Like the United States today, the cost of a too-large government was sapping the vitality of the U.K.’s economy. The private sector was staggering under the heavy tax burden needed to fund the public sector. In fact, despite very high tax rates, taxation could not keep up with government spending, so the Bank of England (the U.K.’s central bank) created more money (what we euphemistically call “quantitative easing” today) to make up the difference.
Prime Minister Thatcher’s solution to this untenable situation was brilliant and elegantly simple: She decided to divest the government of its nationalized businesses by selling them to private investors—i.e., privatization. This shrank the budget deficit dramatically, first, by shrinking expenditures, since the government would no longer have to fund those businesses, and second, by increasing revenue. Revenue was increased both immediately, via the price paid by private investors for government assets, and on an ongoing basis, as private firms and their employees became net taxpayers.
A whiff of privatization is in the air here in the United States, and at the federal level. (Privatization has been widely practiced by American states and local governments during the past two decades.) A bill called the Civilian Property Realignment Act (H.R. 1734) is “in play” in the House of Representatives. Its objective, according to Congressman Mike Kelly’s press release, is to “save billions of taxpayer dollars by selling or redeveloping high value federal properties, consolidating federal space, maximizing the utilization rates of space, and streamlining the disposal of unneeded assets … If passed into law, the Office of Management and Budget (OMB) estimates that H.R. 1734 could generate $15 billion in revenue from property sales, in addition to the billions more generated from future cost avoidance from simply owning less property.”
Given the federal government’s gargantuan debt and deficits, H.R. 1734 should be a no-brainer, a slam-dunk. One would expect any member of Congress who professes any concern for fiscal responsibility to vote for this bill. Nevertheless, the bill is flawed.
Selling properties outright is a great idea, but is “redeveloping … properties and consolidating … space” a great idea? Sorry, but I have no confidence in Washington’s ability to manage resources efficiently. Just sell the stuff and let private-sector experts in property management figure out how to make economic use of those properties.
Hopefully, H.R. 1734 would be a first step in a much larger privatization process. While the United States doesn’t have a large inventory of nationalized industries to privatize like the U.K. did in the ’80s, there are many assets that Uncle Sam could sell to the private sector to start reducing the national debt.
First, Uncle Sam could divest itself of vast swaths of federally owned land. Surely, the government needs nowhere near the 30 percent of our national territory that it owns.

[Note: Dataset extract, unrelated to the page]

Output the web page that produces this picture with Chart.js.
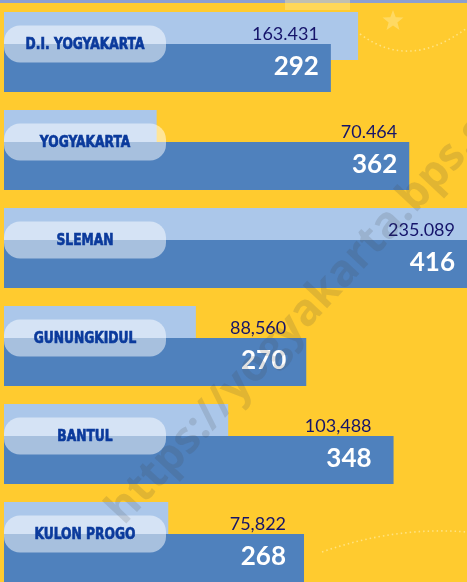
<!DOCTYPE html>
<html>
<head>
<meta charset="utf-8">
<script src="https://cdn.jsdelivr.net/npm/chart.js@4/dist/chart.umd.min.js"></script>
<style>
html,body{margin:0;padding:0;background:#FFCB2F;}
#wrap{width:467px;height:582px;position:relative;}
</style>
</head>
<body>
<div id="wrap"><canvas id="c"></canvas></div>
<script>
// ---- data ----
const categories = ['D.I. YOGYAKARTA', 'YOGYAKARTA', 'SLEMAN', 'GUNUNGKIDUL', 'BANTUL', 'KULON PROGO'];
const upperValues = [163.431, 70.464, 235.089, 88.560, 103.488, 75.822];
const upperLabels = ['163.431', '70.464', '235.089', '88,560', '103,488', '75,822'];
const lowerValues = [292, 362, 416, 270, 348, 268];
const lowerLabels = ['292', '362', '416', '270', '348', '268'];
const upperAxisMax = 213.7;
const lowerAxisMax = 413.6;

const BG = '#FFCB2F';
const LIGHT = '#ABC7EA';
const DARK = '#4F81BD';
const labelInset = [12, 12, 12, 20, 22, 18];

const decor = {
  id: 'decor',
  beforeDraw(chart) {
    const ctx = chart.ctx;
    ctx.save();
    ctx.fillStyle = BG;
    ctx.fillRect(0, 0, chart.width, chart.height);
    ctx.fillStyle = '#8C9FD0';
    ctx.fillRect(0, 0, chart.width, 3);
    // faint star
    ctx.fillStyle = 'rgba(255,230,140,0.55)';
    const cx = 393, cy = 21, R = 11, r = 4.6;
    ctx.beginPath();
    for (let k = 0; k < 10; k++) {
      const a = -Math.PI / 2 + k * Math.PI / 5;
      const rr = k % 2 ? r : R;
      ctx.lineTo(cx + rr * Math.cos(a), cy + rr * Math.sin(a));
    }
    ctx.closePath();
    ctx.fill();
    // dotted curves
    ctx.strokeStyle = 'rgba(255,232,150,0.8)';
    ctx.lineWidth = 1.6;
    ctx.setLineDash([1.5, 3]);
    ctx.beginPath();
    ctx.moveTo(360, 34);
    ctx.bezierCurveTo(395, 60, 430, 55, 467, 28);
    ctx.stroke();
    ctx.beginPath();
    ctx.moveTo(322, 552);
    ctx.bezierCurveTo(370, 535, 420, 528, 467, 532);
    ctx.stroke();
    ctx.setLineDash([]);
    // faint basket top
    ctx.fillStyle = 'rgba(255,230,140,0.45)';
    ctx.fillRect(285, 0, 65, 10);
    ctx.restore();
  },
  beforeDatasetDraw(chart, args) {
    // lower (dark) bars are drawn after the upper ones, see afterDatasetsDraw
    if (args.index === 1) return false;
  },
  afterDatasetsDraw(chart) {
    const ctx = chart.ctx;
    chart.getDatasetMeta(1).controller.draw();
    const low = chart.getDatasetMeta(1).data;
    const right = chart.chartArea.right;
    ctx.save();
    categories.forEach((name, i) => {
      const d = low[i];
      const top = d.y - d.height / 2;
      // pill
      const px = 4, pw = 162, ph = 37, pr = 16;
      const py = top - ph / 2;
      ctx.fillStyle = 'rgba(255,255,255,0.5)';
      ctx.beginPath();
      ctx.roundRect(px, py, pw, ph, pr);
      ctx.fill();
      // category name
      ctx.fillStyle = '#0B3A9C';
      ctx.strokeStyle = '#0B3A9C';
      ctx.lineWidth = 0.6;
      ctx.font = 'bold 15px "Liberation Sans Narrow", "DejaVu Sans Condensed", sans-serif';
      ctx.textAlign = 'center';
      ctx.textBaseline = 'middle';
      const w = ctx.measureText(name).width;
      ctx.fillText(name, px + pw / 2, top + 1, w * 0.91);
      ctx.strokeText(name, px + pw / 2, top + 1, w * 0.91);
      // value labels
      const xr = Math.min(d.x, right) - labelInset[i];
      ctx.textAlign = 'right';
      ctx.fillStyle = '#15146A';
      ctx.font = '18px Lato, "Open Sans", sans-serif';
      ctx.fillText(upperLabels[i], xr, top - 10);
      ctx.fillStyle = '#FFFFFF';
      ctx.font = 'bold 26px Lato, "Open Sans", sans-serif';
      ctx.fillText(lowerLabels[i], xr, d.y - 1);
    });
    ctx.restore();
  },
  afterDraw(chart) {
    const ctx = chart.ctx;
    ctx.save();
    ctx.translate(124, 526);
    ctx.rotate(-47 * Math.PI / 180);
    ctx.fillStyle = 'rgba(70,70,70,0.16)';
    ctx.font = 'bold 44px "Open Sans", sans-serif';
    ctx.textAlign = 'left';
    ctx.textBaseline = 'alphabetic';
    ctx.fillText('https://yogyakarta.bps.go.id', 0, 0);
    ctx.restore();
  }
};

new Chart(document.getElementById('c'), {
  type: 'bar',
  data: {
    labels: categories,
    datasets: [
      { label: 'upper', data: upperValues, backgroundColor: LIGHT, xAxisID: 'x', clip: false },
      { label: 'lower', data: lowerValues, backgroundColor: DARK, xAxisID: 'x2', clip: false }
    ]
  },
  options: {
    indexAxis: 'y',
    responsive: true,
    maintainAspectRatio: false,
    animation: false,
    categoryPercentage: 0.653,
    barPercentage: 1.5,
    layout: { padding: { top: 52, bottom: 40, left: 4, right: 0 } },
    scales: {
      y: { type: 'category', offset: false, display: false, grid: { offset: false } },
      x: { type: 'linear', min: 0, max: upperAxisMax, display: false },
      x2: { type: 'linear', min: 0, max: lowerAxisMax, display: false }
    },
    plugins: { legend: { display: false }, tooltip: { enabled: false } }
  },
  plugins: [decor]
});
</script>
</body>
</html>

Second, privatize AmTrak; privatize the Post Office and rescind its monopoly privilege; and completely privatize government-sponsored enterprises, so the taxpayer doesn’t get stuck with any more Fannies and Freddies.
Third, privatize the Government Printing Office and any other federal agency or office that unfairly competes with unsubsidized private companies.
Fourth, privatize any government activity that profits private businesses: energy research, the Export-Import Bank, the advertising programs in the Department of Commerce, etc. At a time when many large American corporations are sitting on record amounts of cash, we don’t need to increase the national debt to subsidize them.
Fifth, whether you can find a bidder or not, quit funding the PR and grant-bestowing desks in federal agencies. Their main function often is to use our tax dollars to promote their own expansion. If federal employees want to toot their own horn or give money to non-profits who will do their lobbying for them, let them do it on their dollar, not ours.
Finally, don’t waste time trying to reform bureaucracies or make them more efficient. Only the profit-and-loss calculus in competitive markets can do that. Put any federal agency on the block if it is performing a function that conceivably could earn a profit, and sell it to the highest bidder. (If there are no bidders, you’re looking at an economically unviable operation, so axe it—unless our lives depend on it.) If an agency isn’t fulfilling its purpose, and its primary function seems to be to provide well-paying jobs to otherwise unemployable holders of undergraduate and law degrees, then just pull the plug and abolish it.
Let’s hope that the whiff of privatization leads to far more than selling a few unused properties, and that there’s real movement toward shrinking the federal government by privatizing many of its properties and activities.